A song which starts so positively for the first 30 seconds with a good guitar solo, before turning to shit as soon as the verse starts; sounding like everything The Resistance did wrong with lyrics bad enough to give “Psycho” a run for its money. It also has a chorus a stupid as “Psycho”. it doesn’t even sound like Muse anymore, the chorus and in fact the rest of the song (minus the first 30 seconds) just sounds like a really bad imitation of Queen and Guns and Roses while performing a really lazy version of satire. Some people criticise bands for not bringing out new albums when they headline festivals or go on tour, I don’t. If you’re writing songs which are so obviously bellow par compared to how things used to be, just do a greatest hits tour and save the legacy. The saddest part is this isn’t even the low point of the album.

-The Handler-

When I originally heard this song, I believed there could be possibly some hope for the album. This song has the same idea of Reapers, in just a selection of guitar riffs Bellamy did when he was bored with some lyrics on the top of it, apart from with this song the riffs are a noticeable improvement, and the lyrics of the song aren’t noticeably bad enough to spoil that effect. Better.


Quite simply the worst song Muse have ever written. It is the worst song they will ever write. It is one of the worst songs from 2015, and 2015 produced this. I would talk about this song in more depth, but it will just cause me to have a mental breakdown.


Another example of Muse pretending to be Queen and ending up sounding like a parody of both groups. But by this point any sane person would have turned the album off after Defector and not have to sit through this.

-The Aftermath-

After the last two songs, this song feels like a relief. For the first 3 minutes 50 at least, this song is soothing and well paced, until Bellamy decides the song hasn’t sounded enough like Queen and ruins it slightly. Despite this, compared to the last couple of songs this is a let off and holds slight hope for the final couple of songs, although that hope disappears pretty quickly…

-The Globalist-

This is the moment on the album when Bellamy remembers this is supposed to be a concept album and then looked and saw that a classic Pink Floyd concept album thing to do is put a really really long song into it. Not unlike Exogenesis Symphony in places, after a while The Globalist sounds like a waste of time. To be fair to Exogenesis Symphony the only reason that sounds boring after a while is because there are three different parts to it, and I could happily sit through one part at once just not all three. The Globalist however, is boring all the way through, even when something does happen five minutes in, what does happen is what is wrong with whole album.





Why did they even record this? Well at least it isn’t a reprise of fucking Psycho.

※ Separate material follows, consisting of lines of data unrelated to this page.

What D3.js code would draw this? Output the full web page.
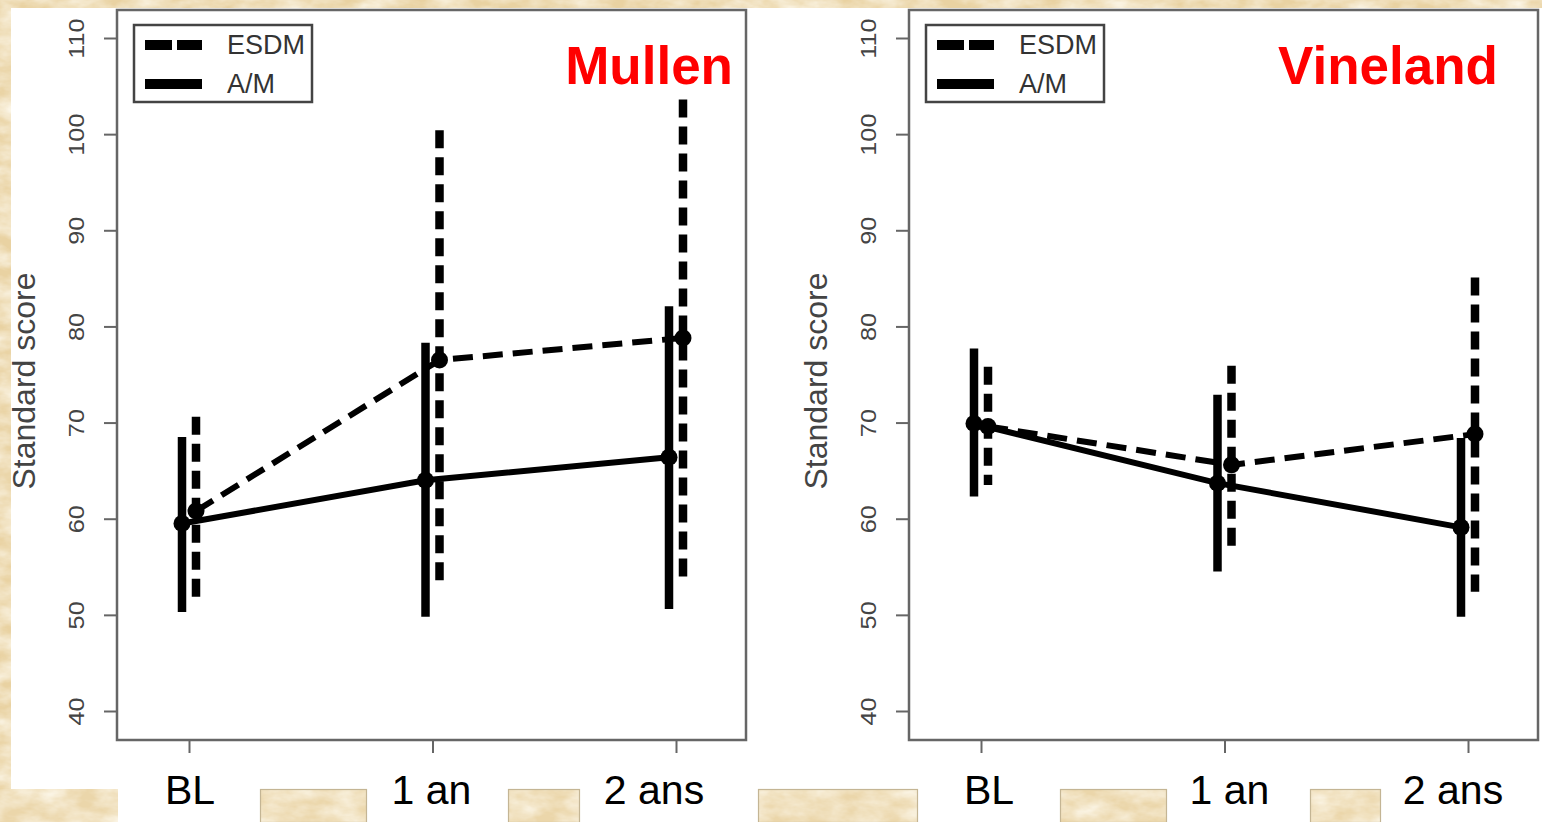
<!DOCTYPE html>
<html>
<head>
<meta charset="utf-8">
<script src="https://cdn.jsdelivr.net/npm/d3@7"></script>
<style>
  body { margin: 0; background: #e9d2a2; }
  svg { display: block; font-family: "Liberation Sans", Arial, sans-serif; }
</style>
</head>
<body>
<div id="chart"></div>
<script>
// Time points and y ticks
const timepoints = ['BL', '1 an', '2 ans'];
const yTicks = [40, 50, 60, 70, 80, 90, 100, 110];
const groups = ['ESDM', 'A/M'];

// Mullen - ESDM (dashed)
const mullenEsdmMean = [60.8, 76.5, 78.8];
const mullenEsdmLow = [51.3, 53.6, 54.0];
const mullenEsdmHigh = [70.6, 100.4, 103.6];
// Mullen - A/M (solid)
const mullenAmMean = [59.5, 64.0, 66.4];
const mullenAmLow = [50.3, 49.8, 50.6];
const mullenAmHigh = [68.5, 78.3, 82.1];

// Vineland - ESDM (dashed)
const vinelandEsdmMean = [69.6, 65.6, 68.8];
const vinelandEsdmLow = [63.5, 56.5, 52.4];
const vinelandEsdmHigh = [75.8, 75.9, 85.1];
// Vineland - A/M (solid)
const vinelandAmMean = [69.9, 63.7, 59.1];
const vinelandAmLow = [62.3, 54.5, 49.8];
const vinelandAmHigh = [77.7, 72.9, 68.4];

const W = 1542, H = 822;

const svg = d3.select('#chart').append('svg')
    .attr('width', W)
    .attr('height', H);

// parchment texture
const defs = svg.append('defs');
const paper = defs.append('filter').attr('id', 'paper')
    .attr('x', 0).attr('y', 0).attr('width', '100%').attr('height', '100%');
paper.append('feTurbulence')
    .attr('type', 'fractalNoise')
    .attr('baseFrequency', '0.03 0.06')
    .attr('numOctaves', 4)
    .attr('seed', 3);
paper.append('feColorMatrix')
    .attr('type', 'matrix')
    .attr('values', '0 0 0 0 0.97  0 0 0 0 0.92  0 0 0 0 0.80  1.6 0 0 0 -0.45');

svg.append('rect').attr('width', W).attr('height', H).attr('fill', '#e9d2a2');
svg.append('rect').attr('width', W).attr('height', H).attr('filter', 'url(#paper)');

// white slide area
svg.append('rect')
    .attr('x', 11).attr('y', 8)
    .attr('width', W - 11).attr('height', H - 8)
    .attr('fill', '#fff');

// parchment gaps between the label boxes at the bottom
const gaps = [[0, 118], [260, 367], [508, 580], [758, 918], [1060, 1167], [1310, 1381]];
const gapClip = defs.append('clipPath').attr('id', 'gapclip');
gaps.forEach(g => {
    gapClip.append('rect').attr('x', g[0]).attr('y', 789).attr('width', g[1] - g[0]).attr('height', H - 789);
});
svg.append('rect').attr('width', W).attr('height', H)
    .attr('fill', '#ebd6aa').attr('clip-path', 'url(#gapclip)');
svg.append('rect').attr('width', W).attr('height', H)
    .attr('filter', 'url(#paper)').attr('clip-path', 'url(#gapclip)');
svg.selectAll('.gap')
    .data(gaps.slice(1))
    .enter()
    .append('rect')
    .attr('class', 'gap')
    .attr('x', d => d[0] + 0.5).attr('y', 789.5)
    .attr('width', d => d[1] - d[0] - 1).attr('height', H - 789)
    .attr('fill', 'none')
    .attr('stroke', '#c4b594')
    .attr('stroke-width', 1.2);

const panels = [
    {
        title: 'Mullen', left: 117, right: 746, titleEnd: 733, labelShift: [1, -1, -22],
        esdm: { mean: mullenEsdmMean, low: mullenEsdmLow, high: mullenEsdmHigh },
        am: { mean: mullenAmMean, low: mullenAmLow, high: mullenAmHigh }
    },
    {
        title: 'Vineland', left: 909, right: 1538, titleEnd: 1498, labelShift: [8, 5, -15],
        esdm: { mean: vinelandEsdmMean, low: vinelandEsdmLow, high: vinelandEsdmHigh },
        am: { mean: vinelandAmMean, low: vinelandAmLow, high: vinelandAmHigh }
    }
];

const plotTop = 10, plotBottom = 740;
const y = d3.scaleLinear().domain([40, 110]).range([711, 38]);

panels.forEach(p => {
    const g = svg.append('g');
    const x = d3.scalePoint().domain(timepoints).range([p.left + 72, p.right - 70]);
    const offset = { esdm: 7, am: -7 };

    // y axis
    const yAxis = g.append('g')
        .attr('transform', `translate(${p.left},0)`)
        .call(d3.axisLeft(y).tickValues(yTicks).tickSize(13).tickPadding(0));
    yAxis.select('.domain').remove();
    yAxis.selectAll('.tick line').attr('stroke', '#666').attr('stroke-width', 2);
    yAxis.selectAll('.tick text')
        .attr('transform', 'rotate(-90) scale(1.15,1)')
        .attr('x', 0).attr('y', -33).attr('dy', 0)
        .style('text-anchor', 'middle')
        .style('font-size', '22px')
        .attr('fill', '#444');

    // x axis ticks
    const xAxis = g.append('g')
        .attr('transform', `translate(0,${plotBottom})`)
        .call(d3.axisBottom(x).tickSize(13).tickFormat(''));
    xAxis.select('.domain').remove();
    xAxis.selectAll('.tick line').attr('stroke', '#666').attr('stroke-width', 2);

    // frame
    g.append('rect')
        .attr('x', p.left).attr('y', plotTop)
        .attr('width', p.right - p.left).attr('height', plotBottom - plotTop)
        .attr('fill', 'none')
        .attr('stroke', '#666')
        .attr('stroke-width', 2.5);

    // y title
    g.append('text')
        .attr('transform', `translate(${p.left - 82},${(plotTop + plotBottom) / 2 + 6}) rotate(-90)`)
        .style('text-anchor', 'middle')
        .style('font-size', '32px')
        .attr('fill', '#444')
        .text('Standard score');

    // x labels
    g.selectAll('.xlab')
        .data(timepoints)
        .enter()
        .append('text')
        .attr('class', 'xlab')
        .attr('x', (d, i) => x(d) + p.labelShift[i])
        .attr('y', 804)
        .style('text-anchor', 'middle')
        .style('font-size', '41px')
        .attr('fill', '#000')
        .text(d => d);

    // series
    const series = [
        { key: 'am', dash: null, data: p.am },
        { key: 'esdm', dash: '18,9', data: p.esdm }
    ];
    series.forEach(s => {
        const pts = timepoints.map((t, i) => ({
            x: x(t) + offset[s.key],
            mean: s.data.mean[i], low: s.data.low[i], high: s.data.high[i]
        }));
        g.selectAll('.bar-' + s.key)
            .data(pts)
            .enter()
            .append('line')
            .attr('x1', d => d.x).attr('x2', d => d.x)
            .attr('y1', d => y(d.high)).attr('y2', d => y(d.low))
            .attr('stroke', '#000')
            .attr('stroke-width', 8.5)
            .attr('stroke-dasharray', s.dash);
    });
    series.forEach(s => {
        const pts = timepoints.map((t, i) => [x(t) + offset[s.key], y(s.data.mean[i])]);
        g.append('path')
            .attr('d', d3.line()(pts))
            .attr('fill', 'none')
            .attr('stroke', '#000')
            .attr('stroke-width', 6)
            .attr('stroke-dasharray', s.dash ? '20,10' : null);
        g.selectAll('.pt-' + s.key)
            .data(pts)
            .enter()
            .append('circle')
            .attr('cx', d => d[0]).attr('cy', d => d[1])
            .attr('r', 8.5)
            .attr('fill', '#000');
    });

    // legend
    const lg = g.append('g').attr('transform', `translate(${p.left + 17},${plotTop + 15})`);
    lg.append('rect')
        .attr('width', 178).attr('height', 77)
        .attr('fill', '#fff')
        .attr('stroke', '#444')
        .attr('stroke-width', 2.5);
    const legendItems = lg.selectAll('.li')
        .data(groups)
        .enter()
        .append('g')
        .attr('transform', (d, i) => `translate(0,${20 + i * 39})`);
    legendItems.append('line')
        .attr('x1', 11).attr('x2', 68)
        .attr('stroke', '#000')
        .attr('stroke-width', 10)
        .attr('stroke-dasharray', d => d === 'ESDM' ? '27,5' : null);
    legendItems.append('text')
        .attr('x', 93).attr('y', 9)
        .style('font-size', '27px')
        .attr('fill', '#333')
        .text(d => d);

    // panel title
    g.append('text')
        .attr('x', p.titleEnd)
        .attr('y', 84)
        .style('text-anchor', 'end')
        .style('font-size', '53px')
        .style('font-weight', 'bold')
        .attr('fill', '#ff0000')
        .text(p.title);
});
</script>
</body>
</html>
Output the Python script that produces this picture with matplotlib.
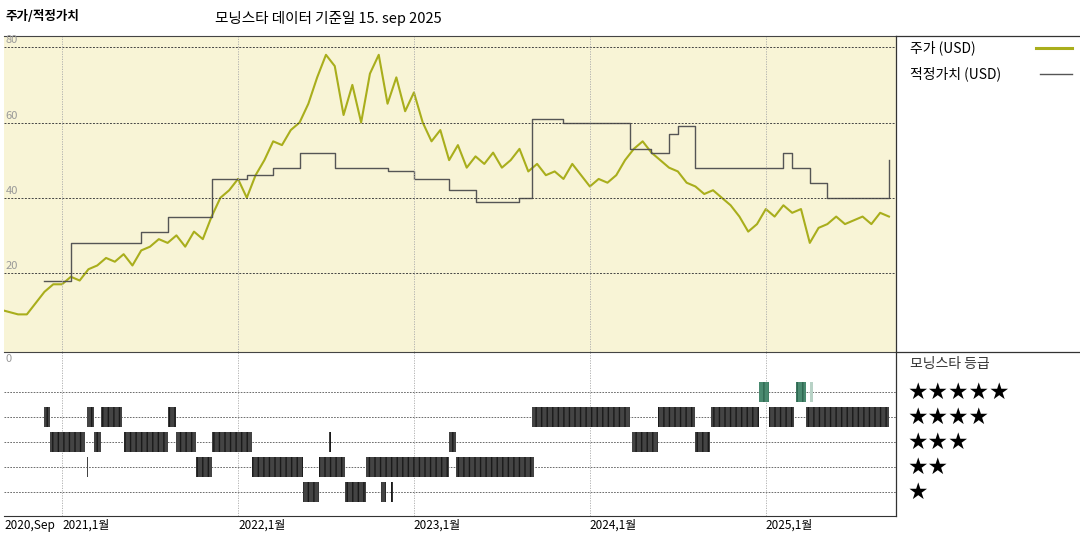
import matplotlib.pyplot as plt
from matplotlib.lines import Line2D

plt.rcParams['font.family'] = ['Noto Sans CJK KR', 'DejaVu Sans']

# price (USD)
price_t = [2020.67, 2020.75, 2020.8, 2020.85, 2020.9, 2020.95, 2021.0, 2021.05, 2021.1, 2021.15,
           2021.2, 2021.25, 2021.3, 2021.35, 2021.4, 2021.45, 2021.5, 2021.55, 2021.6, 2021.65,
           2021.7, 2021.75, 2021.8, 2021.85, 2021.9, 2021.95, 2022.0, 2022.05, 2022.1, 2022.15,
           2022.2, 2022.25, 2022.3, 2022.35, 2022.4, 2022.45, 2022.5, 2022.55, 2022.6, 2022.65,
           2022.7, 2022.75, 2022.8, 2022.85, 2022.9, 2022.95, 2023.0, 2023.05, 2023.1, 2023.15,
           2023.2, 2023.25, 2023.3, 2023.35, 2023.4, 2023.45, 2023.5, 2023.55, 2023.6, 2023.65,
           2023.7, 2023.75, 2023.8, 2023.85, 2023.9, 2023.95, 2024.0, 2024.05, 2024.1, 2024.15,
           2024.2, 2024.25, 2024.3, 2024.35, 2024.4, 2024.45, 2024.5, 2024.55, 2024.6, 2024.65,
           2024.7, 2024.75, 2024.8, 2024.85, 2024.9, 2024.95, 2025.0, 2025.05, 2025.1, 2025.15,
           2025.2, 2025.25, 2025.3, 2025.35, 2025.4, 2025.45, 2025.5, 2025.55, 2025.6, 2025.65, 2025.7]
price_v = [10, 9, 9, 12, 15, 17, 17, 19, 18, 21,
           22, 24, 23, 25, 22, 26, 27, 29, 28, 30,
           27, 31, 29, 35, 40, 42, 45, 40, 46, 50,
           55, 54, 58, 60, 65, 72, 78, 75, 62, 70,
           60, 73, 78, 65, 72, 63, 68, 60, 55, 58,
           50, 54, 48, 51, 49, 52, 48, 50, 53, 47,
           49, 46, 47, 45, 49, 46, 43, 45, 44, 46,
           50, 53, 55, 52, 50, 48, 47, 44, 43, 41,
           42, 40, 38, 35, 31, 33, 37, 35, 38, 36,
           37, 28, 32, 33, 35, 33, 34, 35, 33, 36, 35]

# fair value (USD), step changes
fair_t = [2020.9, 2021.05, 2021.45, 2021.6, 2021.85, 2022.05, 2022.2, 2022.35, 2022.55, 2022.85,
          2023.0, 2023.2, 2023.35, 2023.6, 2023.67, 2023.85, 2024.23, 2024.35, 2024.45, 2024.5,
          2024.6, 2025.1, 2025.15, 2025.25, 2025.35, 2025.68, 2025.7]
fair_v = [18, 28, 31, 35, 45, 46, 48, 52, 48, 47,
          45, 42, 39, 40, 61, 60, 53, 52, 57, 59,
          48, 52, 48, 44, 40, 40, 50]

# morningstar rating spans (start, end) per star level
rating_spans = {
    5: [(2024.96, 2025.02), (2025.17, 2025.23)],
    4: [(2020.90, 2020.93), (2021.14, 2021.18), (2021.22, 2021.34), (2021.60, 2021.65),
        (2023.67, 2024.23), (2024.39, 2024.60), (2024.69, 2024.96), (2025.02, 2025.16),
        (2025.23, 2025.70)],
    3: [(2020.93, 2021.13), (2021.18, 2021.22), (2021.35, 2021.60), (2021.65, 2021.76),
        (2021.85, 2022.08), (2022.52, 2022.53), (2023.20, 2023.24), (2024.24, 2024.39),
        (2024.60, 2024.68)],
    2: [(2021.14, 2021.15), (2021.76, 2021.85), (2022.08, 2022.37), (2022.46, 2022.61),
        (2022.73, 2023.20), (2023.24, 2023.68)],
    1: [(2022.37, 2022.46), (2022.61, 2022.73), (2022.81, 2022.84), (2022.87, 2022.88)],
}
light_span = (2025.25, 2025.27)

xticks = [2020.67, 2021.0, 2022.0, 2023.0, 2024.0, 2025.0]
xticklabels = ['2020,Sep', '2021,1월', '2022,1월', '2023,1월', '2024,1월', '2025,1월']
x0, x1 = 2020.67, 2025.74

W, H = 1080, 540
fig = plt.figure(figsize=(W / 100, H / 100), dpi=100)

ax = fig.add_axes([4 / W, (H - 352) / H, 892 / W, 316 / H])
ax2 = fig.add_axes([4 / W, (H - 516) / H, 892 / W, 164 / H])

ax.set_facecolor('#f8f4d6')
ax.plot(price_t, price_v, color='#a9ae1c', lw=1.5)
ax.step(fair_t, fair_v, where='post', color='#555555', lw=1.0)
ax.set_xlim(x0, x1)
ax.set_ylim(-1, 83)
for g in [20, 40, 60, 80]:
    ax.axhline(g, color='#444444', lw=0.7, ls=(0, (2, 1.5)))
    ax.text(x0 + 0.01, g + 0.5, str(g), color='#999999', fontsize=8, va='bottom')
for t in xticks[1:]:
    ax.axvline(t, color='#aaaaaa', lw=0.6, ls=(0, (1.5, 1.5)))
ax.set_xticks([])
ax.set_yticks([])
for s in ['left', 'right', 'bottom']:
    ax.spines[s].set_visible(False)
ax.spines['top'].set_color('#444444')

for lvl, spans in rating_spans.items():
    col = '#4a8a70' if lvl == 5 else '#444444'
    ax2.broken_barh([(a, b - a) for a, b in spans], (lvl - 0.4, 0.8),
                    facecolor=col, edgecolor='#1a1a1a' if lvl != 5 else '#2e6650',
                    hatch='|||', lw=0)
ax2.broken_barh([(light_span[0], light_span[1] - light_span[0])], (4.6, 0.8),
                facecolor='#b8d2c6', lw=0)
for lvl in range(1, 6):
    ax2.axhline(lvl, color='#555555', lw=0.6, ls=(0, (2, 1.5)), zorder=0)
for t in xticks[1:]:
    ax2.axvline(t, color='#aaaaaa', lw=0.6, ls=(0, (1.5, 1.5)), zorder=0)
ax2.set_xlim(x0, x1)
ax2.set_ylim(0.04, 6.6)
ax2.set_yticks([])
ax2.set_xticks(xticks)
ax2.set_xticklabels(xticklabels, fontsize=8.5, ha='left')
ax2.tick_params(axis='x', length=0, pad=2)
ax2.text(x0 + 0.01, 6.5, '0', color='#999999', fontsize=8, va='top')
for s in ['left', 'right']:
    ax2.spines[s].set_visible(False)
ax2.spines['top'].set_color('#444444')
ax2.spines['bottom'].set_color('#333333')

# right-hand panel lines
def fl(xa, ya, xb, yb):
    fig.add_artist(Line2D([xa / W, xb / W], [1 - ya / H, 1 - yb / H], color='#333333', lw=0.9))

fl(896, 36, 1080, 36)
fl(896, 36, 896, 516)
fl(896, 352, 1080, 352)

fig.text(6 / W, 1 - 16 / H, '주가/적정가치', fontsize=9, fontweight='bold', va='center')
fig.text(215 / W, 1 - 19 / H, '모닝스타 데이터 기준일 15. sep 2025', fontsize=10.5, va='center')
fig.text(910 / W, 1 - 48 / H, '주가 (USD)', fontsize=10, va='center')
fig.add_artist(Line2D([1036 / W, 1072 / W], [1 - 48 / H] * 2, color='#a9ae1c', lw=2.2))
fig.text(910 / W, 1 - 74 / H, '적정가치 (USD)', fontsize=10, va='center')
fig.add_artist(Line2D([1040 / W, 1072 / W], [1 - 74 / H] * 2, color='#555555', lw=1))
fig.text(910 / W, 1 - 364 / H, '모닝스타 등급', fontsize=10, va='center', color='#333333')
for i, n in enumerate([5, 4, 3, 2, 1]):
    fig.text(908 / W, 1 - (392 + i * 25) / H, '★' * n, fontsize=16.5, va='center',
             family=['DejaVu Sans'])

fig.savefig('out.png', dpi=100)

Knowing the political climate this is connected to a band with maybe better lyrical sensibilities who were still in their prime could have made it a vital modern classic, but instead we are left with this. This album would have probably not have infuriated me as much if it was an album by some nobody I’ve never heard of or from a band I hated, but no, it had to be a band which I used to be a fan of.